The summaries use a “layered disclosure” approach. That is, a concise, reader-friendly summary is sent by mail or email, and greater details are provided online.
The rule provides an opportunity to vastly improve your client’s experience. Use of a smaller document can also reduce costs associated with paper and postage which the SEC estimates for the industry overall could amount to over $30M.
Summary of the new rule
Life insurers and annuity providers are now permitted, but not required, to satisfy their prospectus delivery obligations under the Securities Act of 1933 by providing the following documents:
- Initial summary prospectus to new investors (“ISP”)
- Updating summary prospectus to existing investors (“USP”)
Both versions convey key information about contract terms, beneﬁts and risks. Under the new rule, issuers are also required to make these disclosures available on a public website, as well as the following more detailed disclosure documents:
- Full statutory prospectuses
- Statement of Additional Information (SAI)
- Underlying fund prospectuses (and related investment disclosures)

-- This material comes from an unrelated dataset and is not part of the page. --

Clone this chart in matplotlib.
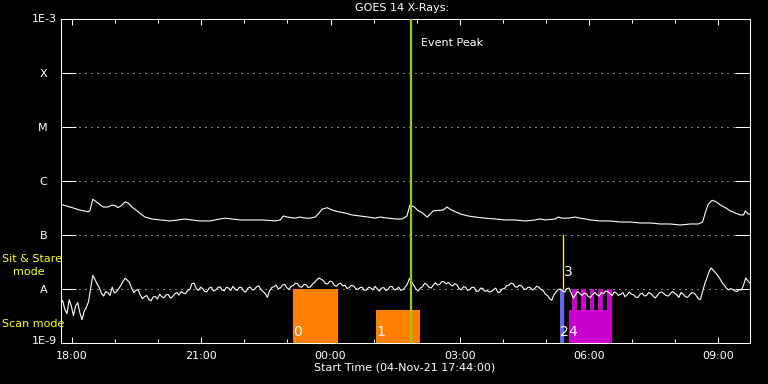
import numpy as np
import matplotlib.pyplot as plt
import matplotlib.dates as mdates
from matplotlib.ticker import NullLocator
from datetime import datetime

start = datetime(2021, 11, 4, 17, 44)

# long channel, hours after start / flux in 1e-7 W m^-2
hi_hours = [0.0, 0.22, 0.45, 0.64, 0.68, 0.75, 0.87, 0.99, 1.10, 1.20,
            1.29, 1.33, 1.40, 1.50, 1.57, 1.66, 1.80, 1.96, 2.12, 2.31,
            2.54, 2.73, 2.89, 3.05, 3.24, 3.47, 3.70, 3.82, 3.98, 4.17,
            4.40, 4.68, 4.98, 5.10, 5.17, 5.26, 5.44, 5.56, 5.68, 5.79,
            5.91, 5.98, 6.07, 6.19, 6.30, 6.44, 6.60, 6.77, 6.95, 7.14,
            7.30, 7.42, 7.60, 7.77, 7.93, 8.04, 8.11, 8.21, 8.30, 8.39,
            8.51, 8.65, 8.88, 8.97, 9.04, 9.16, 9.28, 9.46, 9.62, 9.86,
            10.09, 10.32, 10.55, 10.78, 11.02, 11.13, 11.25, 11.48, 11.55, 11.64,
            11.78, 11.95, 12.06, 12.18, 12.29, 12.53, 12.76, 12.99, 13.22, 13.45,
            13.69, 13.92, 14.15, 14.38, 14.62, 14.80, 14.90, 14.96, 15.03, 15.12,
            15.22, 15.31, 15.43, 15.54, 15.66, 15.78, 15.85, 15.89, 15.96, 16.0]
hi_flux = [3.7, 3.3, 2.9, 2.7, 2.8, 4.6, 3.9, 3.3, 3.3, 3.6,
           3.45, 3.2, 3.45, 4.1, 3.9, 3.3, 2.7, 2.15, 1.98, 1.9,
           1.82, 1.9, 1.98, 1.9, 1.82, 1.82, 1.98, 2.05, 1.98, 1.9,
           1.9, 1.9, 1.82, 1.9, 2.25, 2.15, 2.05, 2.15, 2.05, 2.05,
           2.15, 2.45, 3.0, 3.2, 2.9, 2.7, 2.55, 2.35, 2.25, 2.15,
           2.05, 2.15, 2.05, 1.98, 1.98, 2.25, 3.6, 3.3, 2.8, 2.6,
           2.15, 2.8, 2.9, 3.3, 3.0, 2.7, 2.45, 2.25, 2.15, 2.05,
           1.98, 1.9, 1.9, 1.82, 1.9, 1.98, 1.9, 1.98, 2.15, 2.05,
           2.05, 2.15, 2.05, 1.98, 1.9, 1.82, 1.82, 1.74, 1.74, 1.67,
           1.67, 1.6, 1.6, 1.53, 1.6, 1.6, 1.74, 2.55, 3.7, 4.4,
           4.1, 3.6, 3.2, 2.8, 2.55, 2.35, 2.35, 2.8, 2.45, 2.45]

# short channel, one sample every 3 min / flux in 1e-9 W m^-2 (one row per hour)
lo_flux = [5.4, 6.1, 4.2, 3.5, 6.3, 4.9, 3.2, 4.8, 5.6, 3.6, 2.7, 3.9, 4.6, 5.8, 10.5, 17.8, 15.0, 12.4, 10.6, 8.4,
           7.4, 8.9, 8.6, 7.6, 10.8, 8.4, 9.0, 10.2, 11.6, 13.8, 15.8, 14.6, 13.2, 10.4, 8.6, 9.4, 9.8, 7.8, 6.6, 7.2,
           7.6, 6.4, 6.0, 7.1, 7.3, 6.5, 8.0, 7.2, 6.9, 7.8, 7.9, 6.8, 7.2, 8.1, 8.6, 7.7, 9.0, 8.4, 8.2, 9.4,
           9.8, 12.6, 12.8, 10.2, 9.4, 10.8, 10.2, 8.9, 9.0, 10.4, 10.8, 9.2, 9.6, 10.6, 11.0, 9.6, 9.2, 10.8, 10.4, 9.4,
           11.2, 10.0, 9.4, 10.8, 10.6, 9.2, 8.8, 10.4, 10.9, 9.6, 9.8, 11.0, 11.4, 9.8, 9.0, 8.2, 7.0, 9.2, 10.6, 11.0,
           11.8, 10.2, 10.4, 11.8, 12.2, 10.6, 9.8, 11.2, 11.6, 12.8, 12.6, 11.0, 10.8, 12.2, 12.0, 10.6, 11.0, 12.4, 13.4, 14.8,
           16.0, 15.2, 14.2, 12.6, 12.4, 14.0, 13.6, 11.8, 11.2, 12.4, 12.8, 11.4, 11.8, 10.2, 10.6, 11.6, 11.4, 10.2, 9.8, 10.6,
           10.8, 9.4, 9.6, 10.8, 10.4, 9.6, 11.2, 10.0, 9.2, 10.4, 10.6, 9.4, 9.8, 11.2, 11.0, 9.6, 10.0, 10.8, 9.4, 9.8,
           10.8, 12.4, 15.8, 13.6, 11.6, 10.0, 9.2, 10.4, 11.0, 12.8, 12.2, 10.8, 10.4, 11.8, 13.0, 11.8, 12.2, 13.8, 13.6, 12.4,
           13.2, 12.0, 11.4, 12.6, 12.0, 10.2, 9.6, 11.0, 10.8, 9.4, 9.8, 10.8, 10.6, 9.0, 9.2, 10.4, 10.2, 9.0, 9.4, 8.8,
           9.0, 9.8, 10.4, 8.6, 8.8, 10.0, 10.2, 11.4, 11.8, 12.8, 12.6, 11.0, 10.8, 11.8, 11.4, 10.0, 9.8, 10.8, 10.6, 9.6,
           10.2, 11.2, 10.8, 9.8, 9.4, 8.0, 7.6, 6.6, 6.2, 7.8, 8.8, 9.8, 10.0, 9.2, 8.8, 10.2, 10.4, 8.4, 6.8, 7.8,
           9.0, 8.2, 7.6, 8.4, 8.2, 7.2, 7.0, 8.0, 8.6, 7.8, 7.4, 8.6, 8.2, 9.2, 9.0, 8.2, 7.6, 8.8, 8.4, 7.6,
           8.0, 8.6, 7.2, 7.8, 8.8, 8.0, 7.8, 7.0, 7.0, 8.0, 8.4, 7.4, 7.6, 8.6, 8.2, 7.4, 6.8, 7.6, 8.6, 8.8,
           8.2, 7.6, 7.4, 8.2, 9.0, 8.4, 7.8, 7.0, 8.6, 8.0, 7.2, 7.0, 7.8, 8.6, 8.4, 7.6, 6.6, 6.4, 9.0, 12.5,
           16.0, 21.0, 24.5, 22.0, 20.0, 17.8, 15.6, 13.2, 11.8, 10.4, 9.6, 10.2, 9.8, 9.2, 9.0, 9.8, 9.6, 11.8, 16.0, 14.2,
           12.9]
lo_hours = np.arange(len(lo_flux)) * 0.05

# observations: start / end (hours after start), top flux, colour, label
obs_start = [5.39, 7.325, 11.60, 11.79]
obs_end = [6.44, 8.35, 11.69, 12.80]
obs_top = [1e-8, 4.1e-9, 1e-8, 4.1e-9]
obs_color = ['#FF8000', '#FF8000', '#6464F0', '#CC00CC']
obs_label = ['0', '1', '2', '4']

# raster steps on top of the last observation
step_start = [11.87, 12.08, 12.28, 12.47, 12.68]
step_end = [11.985, 12.19, 12.39, 12.59, 12.80]
step_top = 1e-8

peak_hour = 8.14
mark_hour = 11.67
mark_top = 1e-7

levels = [1e-8, 1e-7, 1e-6, 1e-5, 1e-4]
level_names = ['A', 'B', 'C', 'M', 'X']

W, H = 768, 384
t0 = mdates.date2num(start)


def tnum(h):
    return t0 + np.asarray(h) / 24.0


def put(x, y, s, **kw):
    fig.text(x / W, 1 - y / H, s, **kw)


fig = plt.figure(figsize=(7.68, 3.84), dpi=100, facecolor='black')
ax = fig.add_axes([60.5 / W, 1 - 343 / H, (750 - 60.5) / W, (343 - 19) / H])
ax.set_facecolor('black')
ax.set_yscale('log')
ax.set_ylim(1e-9, 1e-3)
ax.set_xlim(tnum(0), tnum(16))

for lv in levels:
    ax.axhline(lv, color='white', lw=0.72, linestyle=(0, (1, 5)), zorder=1)

# observation blocks
for s, e, top, c in zip(obs_start, obs_end, obs_top, obs_color):
    ax.bar(tnum(s), top - 1e-9, width=(e - s) / 24, bottom=1e-9,
           align='edge', color=c, lw=0, zorder=2)
for s, e in zip(step_start, step_end):
    ax.bar(tnum(s), step_top - 1e-9, width=(e - s) / 24, bottom=1e-9,
           align='edge', color=obs_color[3], lw=0, zorder=2)

ax.plot(tnum([mark_hour, mark_hour]), [1e-9, mark_top], color='#FFFF00', lw=0.9, zorder=1.5)
ax.axvline(tnum(peak_hour), color='#99CC00', lw=1.6, zorder=4)

ax.plot(tnum(hi_hours), np.array(hi_flux) * 1e-7, color='white', lw=0.8, zorder=3)
ax.plot(tnum(lo_hours), np.array(lo_flux) * 1e-9, color='white', lw=0.8, zorder=3)

for s, lab in zip(obs_start, obs_label):
    ax.annotate(lab, xy=(tnum(s), 1e-9), xytext=(0, 4), textcoords='offset pixels',
                color='white', fontsize=10, ha='left', va='bottom', zorder=5)
ax.annotate('3', xy=(tnum(mark_hour), mark_top), xytext=(1, -37), textcoords='offset pixels',
            color='white', fontsize=10, ha='left', va='center', zorder=5)
ax.annotate('Event Peak', xy=(tnum(peak_hour), 1e-3), xytext=(10, -24), textcoords='offset pixels',
            color='white', fontsize=8, ha='left', va='center')

# axes styling
for sp in ax.spines.values():
    sp.set_color('white')
    sp.set_linewidth(0.75)

ax.xaxis.set_major_locator(mdates.HourLocator(byhour=range(0, 24, 3)))
ax.xaxis.set_minor_locator(mdates.HourLocator())
ax.xaxis.set_major_formatter(mdates.DateFormatter('%H:%M'))
ax.tick_params(axis='x', which='major', direction='in', top=True, length=4.3, width=0.75,
               colors='white', labelsize=8, pad=6)
ax.tick_params(axis='x', which='minor', direction='in', top=True, length=2.9, width=0.75,
               colors='white')

ax.yaxis.set_minor_locator(NullLocator())
ax.set_yticks(levels)
ax.set_yticklabels(level_names)
ax.tick_params(axis='y', which='major', direction='in', right=True, length=10.8, width=0.75,
               colors='white', labelsize=8, pad=9.5)

put(57, 19, '1E-3', color='white', fontsize=8, ha='right', va='center')
put(57, 341, '1E-9', color='white', fontsize=8, ha='right', va='center')
put(2, 259, 'Sit & Stare', color='#FFFF00', fontsize=8, ha='left', va='center')
put(13, 272, 'mode', color='#FFFF00', fontsize=8, ha='left', va='center')
put(2, 324, 'Scan mode', color='#FFFF00', fontsize=8, ha='left', va='center')
put(402, 8, 'GOES 14 X-Rays:', color='white', fontsize=8, ha='center', va='center')
put(405, 367, 'Start Time (04-Nov-21 17:44:00)', color='white', fontsize=8, ha='center', va='center')

fig.savefig('out.png', dpi=100, facecolor='black')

In addition, paper or electronic copies must be provided to investors upon request, at no cost to the investor. The ﬁnal rule also includes updates and enhancements to the registration forms for variable annuity and variable life contracts, requiring Inline eXtensible Business Reporting Language (“Inline XBRL”) for certain required disclosures. The new rules apply to all initial registration statements on Forms N-3, N-4 and N-6, as well as all post eﬀective amendments.